Ladies of The Canyon (1970) established Mitchell at the forefront of the singer/songwriter movement at the time, with “Woodstock” (which she never attended) becoming the musical anthem of the times.

But it was Blue (1971) that in many ways defines that period of Joni Mitchell’s life and musical career. At the same time, it remains one of the all-time definitive singer/songwriter albums (where a number of other Mitchell albums can fit in easily). It’s also an album that speaks openly about Mitchell’s abundant love life. Quite a number of male artists’ names are on that list including, among others, Graham Nash, James Taylor, Leonard Cohen, Jackson Browne, and Warren Beatty.



Blue as in Jazz 

Mitchell started evolving in her musical concepts from there on, moving more and more towards jazz in all its shapes and forms. For The Roses (1972) was like a bridge crossing between ‘pure singer/songwriter’ and new forms and remains as one of her unjustly neglected albums. 

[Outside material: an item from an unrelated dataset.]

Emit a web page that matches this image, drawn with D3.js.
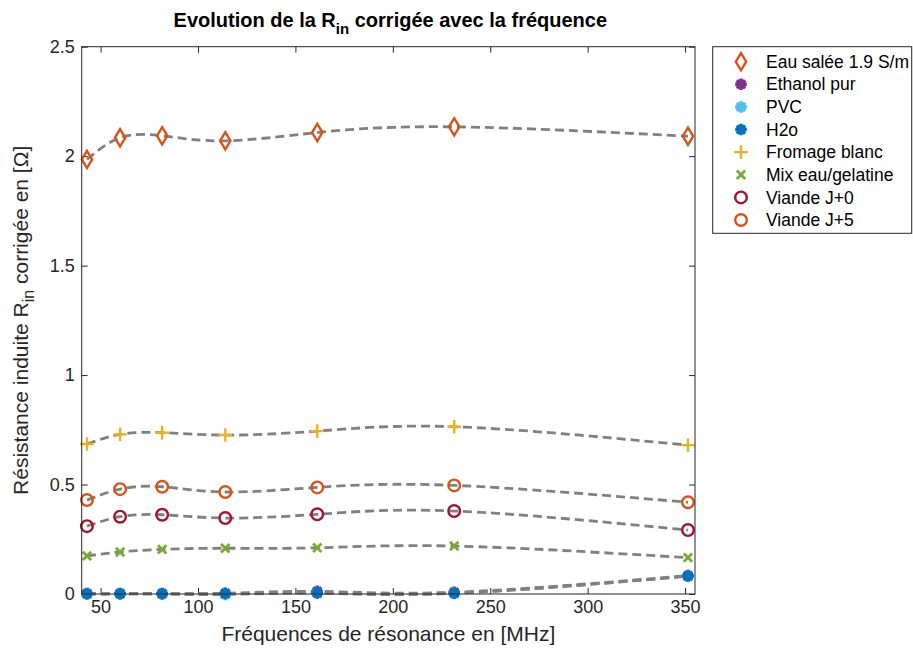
<!DOCTYPE html>
<html><head><meta charset="utf-8">
<script src="https://cdn.jsdelivr.net/npm/d3@7"></script>
<style>body{margin:0;background:#fff} text{font-family:"Liberation Sans",Arial,Helvetica,sans-serif}</style>
</head><body><svg id="c" width="913" height="655"></svg>
<script>
// ---- data ----
const freq = [43, 60, 81.6, 114, 161.2, 231.5, 351.5];
const eauSalee = [1.985, 2.084, 2.093, 2.070, 2.108, 2.134, 2.091];
const ethanol = [0.002, 0.002, 0.002, 0.003, 0.012, 0.008, 0.084];
const pvc = [0.000, 0.000, 0.000, -0.002, 0.004, 0.003, 0.081];
const h2o = [0.001, 0.001, 0.001, 0.002, 0.005, 0.004, 0.082];
const fromage = [0.685, 0.729, 0.737, 0.726, 0.744, 0.764, 0.680];
const mix = [0.174, 0.192, 0.204, 0.209, 0.211, 0.219, 0.166];
const viande0 = [0.310, 0.353, 0.362, 0.347, 0.364, 0.379, 0.292];
const viande5 = [0.429, 0.479, 0.490, 0.466, 0.487, 0.496, 0.419];
const seriesNames = ["Eau salée 1.9 S/m","Ethanol pur","PVC","H2o","Fromage blanc","Mix eau/gelatine","Viande J+0","Viande J+5"];
const seriesValues = [eauSalee, ethanol, pvc, h2o, fromage, mix, viande0, viande5];
const seriesColors = ["#D95319","#7E2F8E","#4DBEEE","#0072BD","#EDB120","#77AC30","#A2142F","#D95319"];
const seriesMarkers = ["diamond","asterisk","asterisk","asterisk","plus","x","circle","circle"];
const xTicks = [50,100,150,200,250,300,350];
const yTicks = [0,0.5,1,1.5,2,2.5];
const yTickLabels = ["0","0.5","1","1.5","2","2.5"];

const svg = d3.select("#c");
svg.append("rect").attr("width",913).attr("height",655).attr("fill","#fff");
const L=81.7, R=695, T=46.7, B=594;
const x = d3.scaleLinear().domain([40.3,355.1]).range([L,R]);
const y = d3.scaleLinear().domain([0,2.5]).range([B,T]);
const axisCol="#262626";

// axes
const gx = svg.append("g").attr("transform",`translate(0,${B})`)
  .call(d3.axisBottom(x).tickValues(xTicks).tickSize(-6).tickPadding(6).tickFormat(d=>String(d)));
const gxt = svg.append("g").attr("transform",`translate(0,${T})`)
  .call(d3.axisTop(x).tickValues(xTicks).tickSize(-6).tickFormat(""));
const gy = svg.append("g").attr("transform",`translate(${L},0)`)
  .call(d3.axisLeft(y).tickValues(yTicks).tickSize(-6).tickPadding(7).tickFormat((d,i)=>yTickLabels[i]));
const gyr = svg.append("g").attr("transform",`translate(${R},0)`)
  .call(d3.axisRight(y).tickValues(yTicks).tickSize(-6).tickFormat(""));
[gx,gxt,gy,gyr].forEach(g=>{
  g.select(".domain").remove();
  g.selectAll(".tick line").attr("stroke",axisCol).attr("stroke-width",1);
  g.selectAll(".tick text").attr("fill",axisCol).attr("font-size",18).attr("font-family","Liberation Sans, Arial, sans-serif");
});

// lines
const line = d3.line().x((d,i)=>x(freq[i])).y(d=>y(d)).curve(d3.curveNatural);
seriesValues.forEach(vals=>{
  svg.append("path").attr("d",line(vals)).attr("fill","none")
    .attr("stroke","#808080").attr("stroke-width",2.8).attr("stroke-dasharray","9,5");
});

// markers
function markerPath(type){
  const p = d3.path();
  if(type==="diamond"){ p.moveTo(0,-8.6); p.lineTo(5.2,0); p.lineTo(0,8.6); p.lineTo(-5.2,0); p.closePath(); }
  else if(type==="circle"){ p.arc(0,0,5.8,0,2*Math.PI); }
  else if(type==="plus"){ p.moveTo(-6.8,0); p.lineTo(6.8,0); p.moveTo(0,-6.8); p.lineTo(0,6.8); }
  else if(type==="x"){ const s=4.2; p.moveTo(-s,-s); p.lineTo(s,s); p.moveTo(-s,s); p.lineTo(s,-s); }
  else if(type==="asterisk"){ const r=5.8, s=4.1; p.moveTo(-r,0); p.lineTo(r,0); p.moveTo(0,-r); p.lineTo(0,r);
    p.moveTo(-s,-s); p.lineTo(s,s); p.moveTo(-s,s); p.lineTo(s,-s); }
  return p.toString();
}
function markerWidth(type){ return type==="asterisk"?3.4:(type==="x"?2.8:2.4); }
seriesValues.forEach((vals,si)=>{
  svg.append("g").selectAll("path").data(vals).join("path")
    .attr("transform",(d,i)=>`translate(${x(freq[i])},${y(d)})`)
    .attr("d",markerPath(seriesMarkers[si]))
    .attr("fill","none")
    .attr("stroke",seriesColors[si]).attr("stroke-width",markerWidth(seriesMarkers[si]))
    .attr("stroke-linejoin","miter");
});

// box
svg.append("rect").attr("x",L).attr("y",T).attr("width",R-L).attr("height",B-T)
  .attr("fill","none").attr("stroke",axisCol).attr("stroke-width",1);

// title
const title = svg.append("text").attr("x",(L+R)/2+2).attr("y",27).attr("text-anchor","middle")
  .attr("font-size",20).attr("font-weight","bold").attr("fill","#000");
title.append("tspan").text("Evolution de la R");
title.append("tspan").attr("font-size",15).attr("dy",7).text("in");
title.append("tspan").attr("dy",-7).text(" corrigée avec la fréquence");

// x label
svg.append("text").attr("x",(L+R)/2).attr("y",641).attr("text-anchor","middle")
  .attr("font-size",21).attr("fill",axisCol).text("Fréquences de résonance en [MHz]");

// y label
const yl = svg.append("text").attr("transform",`translate(28,${(T+B)/2}) rotate(-90)`)
  .attr("text-anchor","middle").attr("font-size",21).attr("fill",axisCol);
yl.append("tspan").text("Résistance induite R");
yl.append("tspan").attr("font-size",16).attr("dy",6).text("in");
yl.append("tspan").attr("dy",-6).text(" corrigée en [Ω]");

// legend
const lg = svg.append("g");
lg.append("rect").attr("x",712.7).attr("y",46.7).attr("width",199).attr("height",186.6)
  .attr("fill","#fff").attr("stroke",axisCol).attr("stroke-width",1);
const ly = d3.scaleLinear().domain([0,7]).range([61.7,220]);
seriesNames.forEach((n,i)=>{
  lg.append("path").attr("transform",`translate(741,${ly(i)})`).attr("d",markerPath(seriesMarkers[i]))
    .attr("fill","none")
    .attr("stroke",seriesColors[i]).attr("stroke-width",markerWidth(seriesMarkers[i]));
  lg.append("text").attr("x",766).attr("y",ly(i)).attr("dy","0.35em").attr("font-size",17.5)
    .attr("fill","#000").text(n);
});
</script></body></html>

Court and Spark (1974) started her inventive, inspired, and imaginative jazz-oriented phase that lasted until 1980 and the Shadows and Light album. In between, Mitchell came up with some intricate masterpieces in Miles of Aisles (1974), Hissing of Summer Lawns (1975), Hejira (1976), Don Juan’s Reckless Daughter (1977), and Mingus (1979). 

From there on, every Joni Mitchell album had at least a batch of songs that many other artists would fish out serious money to call their own, but the waning of musical creativity started to slowly creep in.

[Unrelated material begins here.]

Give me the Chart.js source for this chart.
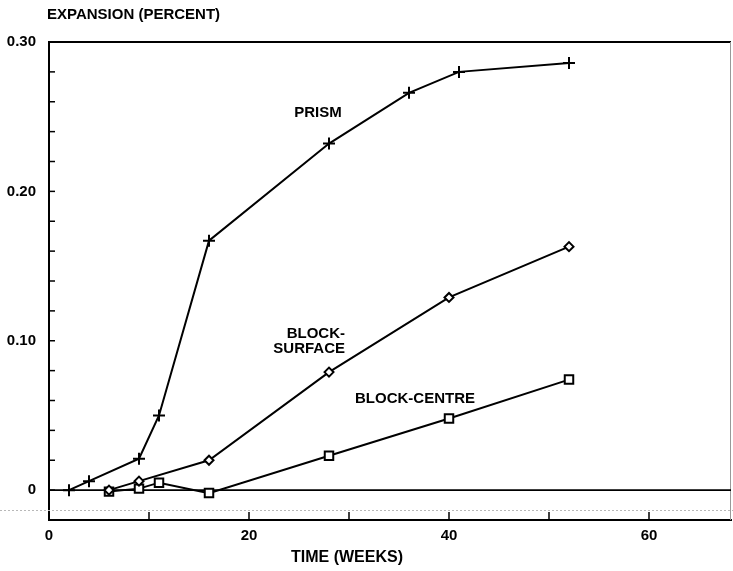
<!DOCTYPE html>
<html>
<head>
<meta charset="utf-8">
<script src="https://cdn.jsdelivr.net/npm/chart.js@4"></script>
<style>
  html, body { margin: 0; padding: 0; background: #fff; }
  #wrap { width: 733px; height: 571px; }
</style>
</head>
<body>
<div id="wrap"><canvas id="myChart" width="733" height="571"></canvas></div>
<script>
// weeks / expansion (%)
const prismWeeks = [2, 4, 9, 11, 16, 28, 36, 41, 52];
const prismExp = [0.000, 0.006, 0.021, 0.050, 0.167, 0.232, 0.266, 0.280, 0.286];

const surfaceWeeks = [6, 9, 16, 28, 40, 52];
const surfaceExp = [0.000, 0.006, 0.020, 0.079, 0.129, 0.163];

const centreWeeks = [6, 9, 11, 16, 28, 40, 52];
const centreExp = [-0.001, 0.001, 0.005, -0.002, 0.023, 0.048, 0.074];

const xTickLabels = [0, 20, 40, 60];
const yTickLabels = [0, 0.10, 0.20, 0.30];

// curve labels: text, week, expansion, alignment
const curveLabels = [
  ['PRISM', 26.9, 0.2525, 'center'],
  ['BLOCK-', 29.6, 0.1045, 'right'],
  ['SURFACE', 29.6, 0.0944, 'right'],
  ['BLOCK-CENTRE', 36.6, 0.061, 'center']
];

const toPoints = (xs, ys) => xs.map((x, i) => ({ x: x, y: ys[i] }));
const FAMILY = '"Liberation Sans", Arial, sans-serif';
const FONT = 'bold 15px ' + FAMILY;

const frame = {
  id: 'frame',
  beforeDatasetsDraw(chart) {
    const { ctx, chartArea: a, scales: { x, y } } = chart;
    ctx.save();
    // scan artefact dotted line
    ctx.strokeStyle = '#b8b8b8';
    ctx.lineWidth = 1;
    ctx.setLineDash([2, 2]);
    const yd = Math.round(y.getPixelForValue(-0.0135)) + 0.5;
    ctx.beginPath(); ctx.moveTo(0, yd); ctx.lineTo(chart.width, yd); ctx.stroke();
    ctx.setLineDash([]);
    // top and right border
    ctx.strokeStyle = '#000';
    ctx.lineWidth = 2;
    ctx.beginPath(); ctx.moveTo(a.left, a.top); ctx.lineTo(a.right, a.top); ctx.stroke();
    ctx.strokeStyle = '#999';
    ctx.lineWidth = 1;
    ctx.beginPath(); ctx.moveTo(a.right - 0.5, a.top); ctx.lineTo(a.right - 0.5, a.bottom); ctx.stroke();
    // zero line
    ctx.strokeStyle = '#000';
    ctx.lineWidth = 1.8;
    const y0 = y.getPixelForValue(0);
    ctx.beginPath(); ctx.moveTo(a.left, y0); ctx.lineTo(a.right, y0); ctx.stroke();
    // inward ticks
    ctx.lineWidth = 1.5;
    x.ticks.forEach(t => {
      if (Math.abs(t.value % 10) > 1e-6) return;
      const px = x.getPixelForValue(t.value);
      ctx.beginPath(); ctx.moveTo(px, a.bottom); ctx.lineTo(px, a.bottom - 8); ctx.stroke();
    });
    y.ticks.forEach(t => {
      const py = y.getPixelForValue(t.value);
      ctx.beginPath(); ctx.moveTo(a.left, py); ctx.lineTo(a.left + 6, py); ctx.stroke();
    });
    ctx.restore();
  },
  afterDraw(chart) {
    const { ctx, chartArea: a, scales: { x, y } } = chart;
    ctx.save();
    ctx.fillStyle = '#000';
    ctx.font = FONT;
    ctx.textBaseline = 'middle';
    curveLabels.forEach(([txt, wx, wy, align]) => {
      ctx.textAlign = align;
      ctx.fillText(txt, x.getPixelForValue(wx), y.getPixelForValue(wy));
    });
    ctx.textAlign = 'left';
    ctx.fillText('EXPANSION (PERCENT)', a.left - 2, a.top - 27);
    ctx.textAlign = 'center';
    ctx.font = 'bold 16px ' + FAMILY;
    ctx.fillText('TIME (WEEKS)', x.getPixelForValue(29.8), a.bottom + 38);
    ctx.restore();
  }
};

const lineStyle = {
  showLine: true,
  borderColor: '#000',
  borderWidth: 2,
  pointBorderColor: '#000',
  pointBorderWidth: 2,
  tension: 0
};

new Chart(document.getElementById('myChart'), {
  type: 'scatter',
  data: {
    datasets: [
      Object.assign({ label: 'PRISM', data: toPoints(prismWeeks, prismExp),
        pointStyle: 'cross', pointRadius: 6, backgroundColor: '#000' }, lineStyle),
      Object.assign({ label: 'BLOCK-SURFACE', data: toPoints(surfaceWeeks, surfaceExp),
        pointStyle: 'rectRot', pointRadius: 4.5, backgroundColor: '#fff', pointBackgroundColor: '#fff' }, lineStyle),
      Object.assign({ label: 'BLOCK-CENTRE', data: toPoints(centreWeeks, centreExp),
        pointStyle: 'rect', pointRadius: 6, backgroundColor: '#fff', pointBackgroundColor: '#fff' }, lineStyle)
    ]
  },
  options: {
    responsive: false,
    animation: false,
    devicePixelRatio: 1,
    layout: { autoPadding: false, padding: { top: 42, right: 2, left: 0, bottom: 0 } },
    plugins: { legend: { display: false }, tooltip: { enabled: false } },
    scales: {
      x: {
        type: 'linear',
        min: 0,
        max: 68.2,
        afterFit(s) { s.height = 51; s.paddingLeft = 0; s.paddingRight = 0; },
        border: { color: '#000', width: 2 },
        grid: { display: true, drawOnChartArea: false, drawTicks: false, color: 'rgba(0,0,0,0)' },
        ticks: {
          stepSize: 10,
          padding: 7,
          color: '#000',
          font: { family: FAMILY, size: 15, weight: 'bold' },
          callback: v => xTickLabels.includes(Math.round(v * 1000) / 1000) ? String(v) : ''
        }
      },
      y: {
        min: -0.02,
        max: 0.30,
        afterFit(s) { s.width = 49; },
        border: { color: '#000', width: 2 },
        grid: { display: true, drawOnChartArea: false, drawTicks: false, color: 'rgba(0,0,0,0)' },
        ticks: {
          stepSize: 0.02,
          padding: 13,
          color: '#000',
          font: { family: FAMILY, size: 15, weight: 'bold' },
          callback: v => {
            const r = Math.round(v * 100) / 100;
            if (!yTickLabels.some(t => Math.abs(t - r) < 1e-6)) return '';
            return r === 0 ? '0' : r.toFixed(2);
          }
        }
      }
    }
  },
  plugins: [frame]
});
</script>
</body>
</html>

Part of that waning may lie in the fact that like many L.A. artists of that time, Mitchell became a heavy cocaine user. But then, part of the decline may lie in yet another personal tragedy. In 1982, Mitchell married bassist Larry Klein, who worked on her two more pop-oriented albums of the ’80s. But in 1985, pregnant at the age of 42, Mitchell had a miscarriage. As Klein was constantly doing sessions, Mitchell went through that situation practically alone, probably one of the reasons the couple divorced in the mid-’90s.



Health Problems Multiply

For years, Joni Mitchell has claimed to suffer from a little-understood malady known as Morgellons Disease. Described by the Mayo Clinic as a controversial, unexplained skin condition “characterized by small fibers or other particles emerging from skin sores.” Medical experts disagree about the nature of the ailment and continue to debate whether the disease even exists. 

Whether it does or does not exist didn’t matter, and health problems often multiply one onto another. In March 2015, Joni Mitchell was found unconscious in her Los Angeles home. The singer was committed to intensive care, where she underwent tests which revealed she had suffered a crippling brain aneurysm. 

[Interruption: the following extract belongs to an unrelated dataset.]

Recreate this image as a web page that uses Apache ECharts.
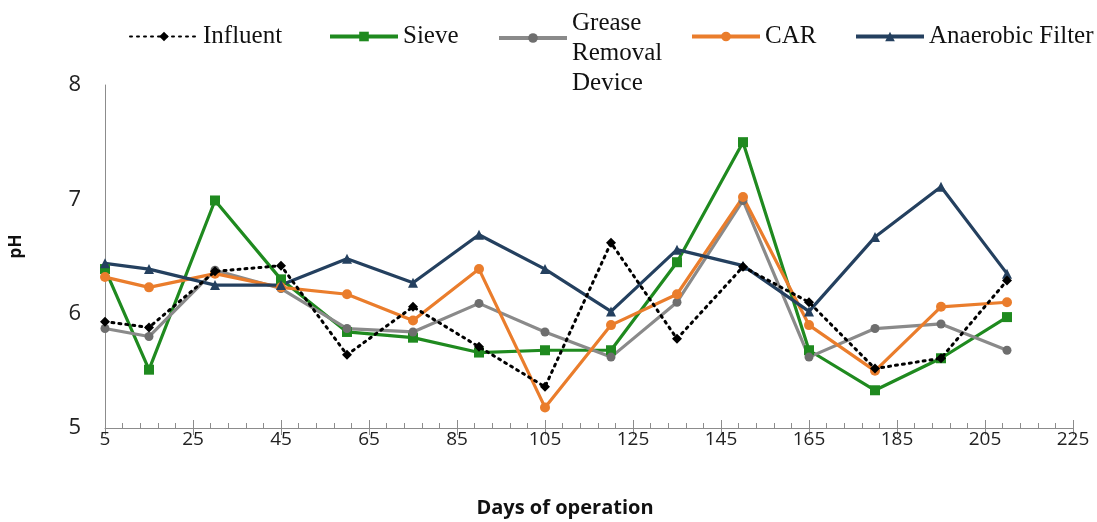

Although her official representatives denied initial reports that Mitchell cannot speak, one consequence of her aneurysm became evident ― she wasn’t able to walk properly and would require extensive therapy. Mitchell started reappearing in public a few years later with the effects of her multiple ailments quite visible.

Although this was probably the reason she didn’t make any new recordings in years, there is enough of her musical legacy around to confirm that she is certainly one of the modern music legends.